The discovery is based on a detailed analysis of data from an archaeological site in northern Scotland – a row of ancient pits which archaeologists believe is the world’s oldest calendar. It is almost five thousand years older than its nearest rival – an ancient calendar from Bronze Age Mesopotamia.
Created by Stone Age Britons some 10,000 years ago, archaeologists believe that the complex of pits was designed to represent the months of the year and the lunar phases of the month. They believe it also allowed the observation of the mid-winter sunrise – in effect the birth of the new year – so that the lunar calendar could be annually re-calibrated to bring it back into line with the solar year.
Remarkably the monument was in use for some 4,000 years – from around 8,000BC (the early Mesolithic period) to around 4,000BC (the early Neolithic).
The pits were periodically re-cut – probably dozens of times, possibly hundreds of times – over those four millennia. It is therefore impossible to know whether or not they originally held timber posts or standing stones after they were first dug 10,000 years ago. However variations in the depths of the pits suggest that the arc had a complex design - with each lunar month potentially divided into three roughly ten day ‘weeks’ – representing the waxing moon, the gibbous/full moon and the waning moon.
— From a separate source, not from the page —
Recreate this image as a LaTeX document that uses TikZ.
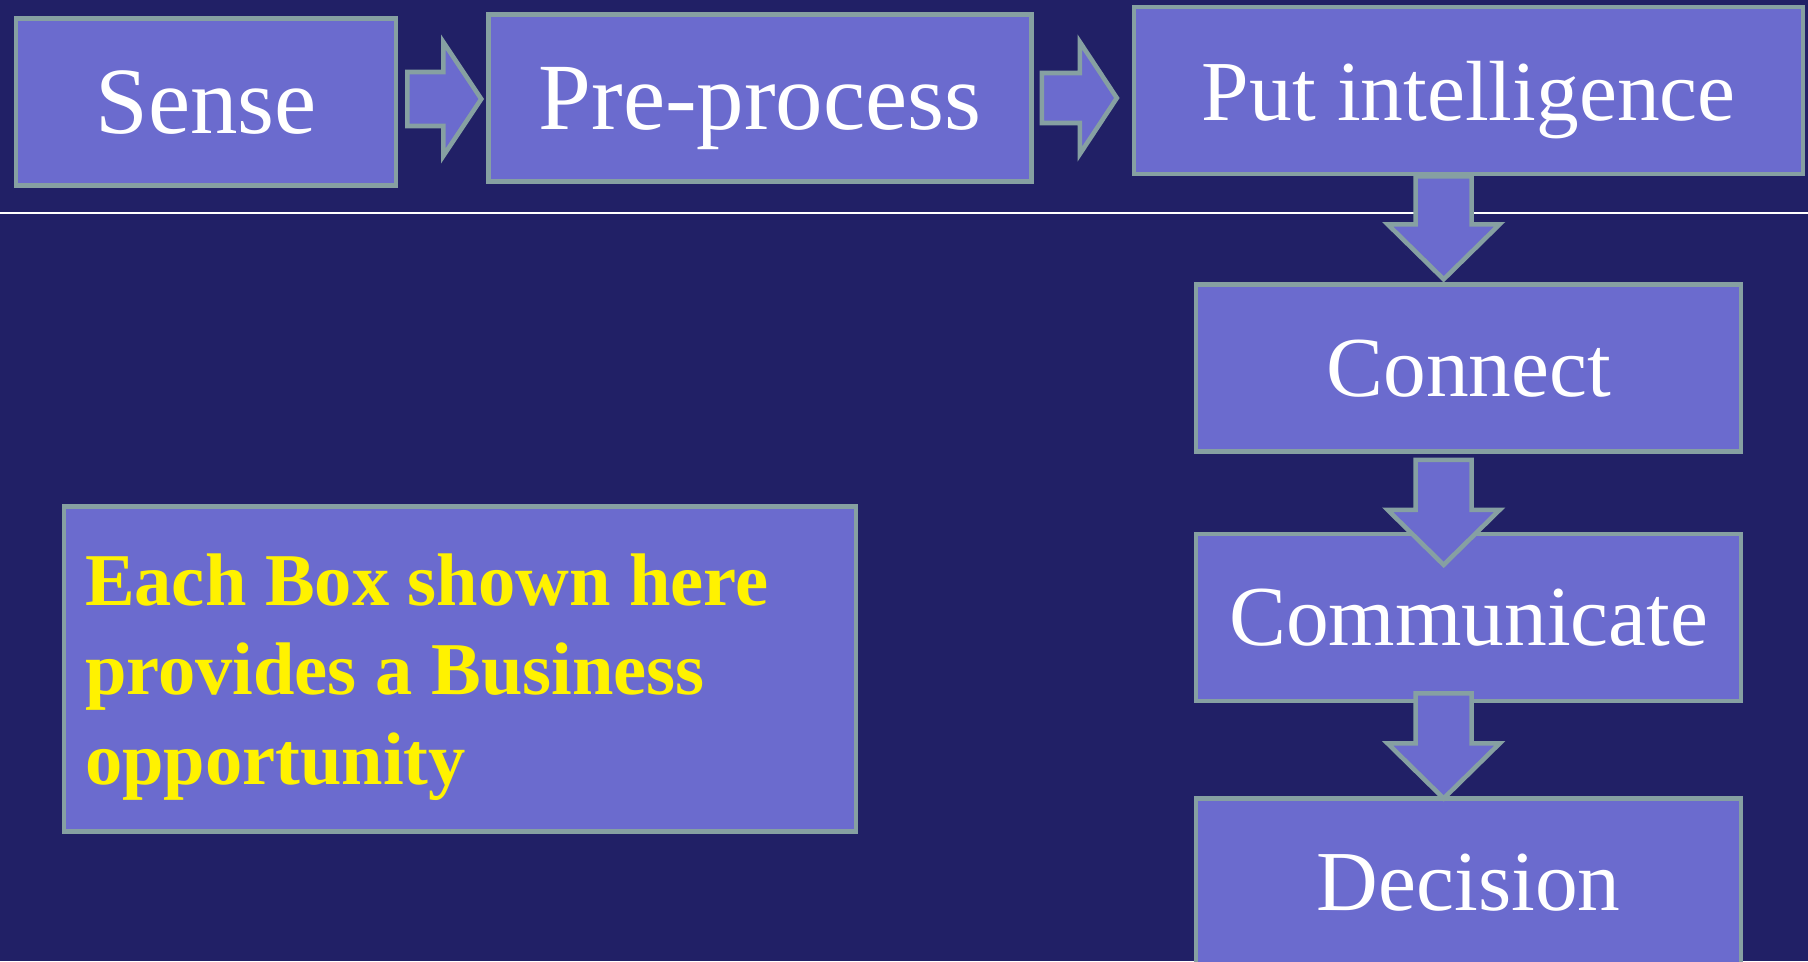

The 50 metre long row of 12 main pits was arranged as an arc facing a v-shaped dip in the horizon out of which the sun rose on mid-winter’s day. There are 12.37 lunar cycles (lunar months) in a solar year – and the archaeologists believe that each pit represented a particular month, with the entire arc representing a year.
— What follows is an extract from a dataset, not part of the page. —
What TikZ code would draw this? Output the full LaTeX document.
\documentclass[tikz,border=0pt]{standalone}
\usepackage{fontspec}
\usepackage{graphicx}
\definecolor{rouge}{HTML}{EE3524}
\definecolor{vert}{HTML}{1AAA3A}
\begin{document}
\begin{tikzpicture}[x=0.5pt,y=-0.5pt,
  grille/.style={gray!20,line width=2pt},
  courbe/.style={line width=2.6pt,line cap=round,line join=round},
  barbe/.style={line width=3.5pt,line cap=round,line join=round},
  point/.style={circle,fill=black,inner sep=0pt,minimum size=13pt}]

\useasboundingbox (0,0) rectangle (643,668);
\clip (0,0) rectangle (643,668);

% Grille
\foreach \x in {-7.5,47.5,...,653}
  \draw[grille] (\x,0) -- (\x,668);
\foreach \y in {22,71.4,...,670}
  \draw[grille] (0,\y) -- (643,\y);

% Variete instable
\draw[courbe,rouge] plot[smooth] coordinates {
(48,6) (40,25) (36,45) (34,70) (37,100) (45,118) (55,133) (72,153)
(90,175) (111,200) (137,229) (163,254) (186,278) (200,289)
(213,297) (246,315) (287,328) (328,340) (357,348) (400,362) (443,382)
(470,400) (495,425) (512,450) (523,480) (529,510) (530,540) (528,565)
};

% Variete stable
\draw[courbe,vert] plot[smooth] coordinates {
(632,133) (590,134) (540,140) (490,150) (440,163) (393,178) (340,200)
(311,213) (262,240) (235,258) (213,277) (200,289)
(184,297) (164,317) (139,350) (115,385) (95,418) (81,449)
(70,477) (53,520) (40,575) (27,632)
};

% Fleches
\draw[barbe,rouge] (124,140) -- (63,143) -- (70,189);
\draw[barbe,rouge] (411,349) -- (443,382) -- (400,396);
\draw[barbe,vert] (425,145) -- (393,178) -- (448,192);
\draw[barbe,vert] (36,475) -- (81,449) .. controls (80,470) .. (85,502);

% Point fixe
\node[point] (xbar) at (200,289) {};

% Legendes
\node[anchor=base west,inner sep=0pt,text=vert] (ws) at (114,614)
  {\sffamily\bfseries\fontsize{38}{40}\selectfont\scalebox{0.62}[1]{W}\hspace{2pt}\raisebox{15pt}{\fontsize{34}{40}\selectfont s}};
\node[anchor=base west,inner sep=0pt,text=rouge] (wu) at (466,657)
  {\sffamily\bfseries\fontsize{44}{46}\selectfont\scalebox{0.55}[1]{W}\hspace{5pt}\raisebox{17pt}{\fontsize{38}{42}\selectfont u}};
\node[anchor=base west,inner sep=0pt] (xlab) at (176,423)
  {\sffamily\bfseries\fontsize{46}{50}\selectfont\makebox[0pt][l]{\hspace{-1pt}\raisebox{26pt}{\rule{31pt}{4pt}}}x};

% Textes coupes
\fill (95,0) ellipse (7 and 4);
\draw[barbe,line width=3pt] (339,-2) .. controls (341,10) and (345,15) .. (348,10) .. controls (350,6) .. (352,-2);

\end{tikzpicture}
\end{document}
The 12 pits may also have played a second role by representing the lunar month. Mirroring the phases of the moon, the waxing and the waning of which takes 29 and half days, the succession of pits, arranged in a shallow arc (perhaps symbolizing the movement of the moon across the sky), starts small and shallow at one end, grows in diameter and depth towards the middle of the arc and then wanes in size at the other end.
In its role as an annual calendar (covering 12 months – one for each pit), a pattern of alternating pit depths suggests that adjacent months may have been paired in some way, potentially reflecting some sort of dualistic cosmological belief system – known in the ethnographic and historical record in many parts of the world, but not previously detected archaeologically from the Stone Age.
Keeping track of time would have been of immense economic and spiritual use to the hunter gatherer communities of the Mesolithic period. Their calendar would have helped them to pinpoint the precise time that animal herds could be expected to migrate or the most likely time that salmon might begin to run.
But Stone Age communal leaders – potentially including Shamans – may also have used the calendar to give themselves the appearance of being able to predict or control the seasons or the behaviour of the moon and the sun.
The site – at Warren Field, Crathes, Aberdeenshire – was excavated in 2004 by the National Trust for Scotland, but the data was only analysed in detail over the past six months using the specially written software which permitted an interactive exploration of the relationship between the 12 pits, the local topography and the movements of the moon and the sun.
The analysis has been carried out by a team of specialists led by Professor Vincent Gaffney of the University of Birmingham.
“The research demonstrates that Stone Age society 10,000 years ago was much more sophisticated than we had previously suspected. The site has implications for the way we understand how Mesolithic society developed in economic, social and cosmological terms, ” said Professor Gaffney.
“The evidence suggests that hunter-gatherer societies in Scotland had both the need and sophistication to track time across the years, to correct for seasonal drift of the lunar year and that this occurred nearly 5000 years before the first formal calendars known in the Near East. In doing so, this illustrates one important step towards the formal construction of time and therefore history itself,” he said.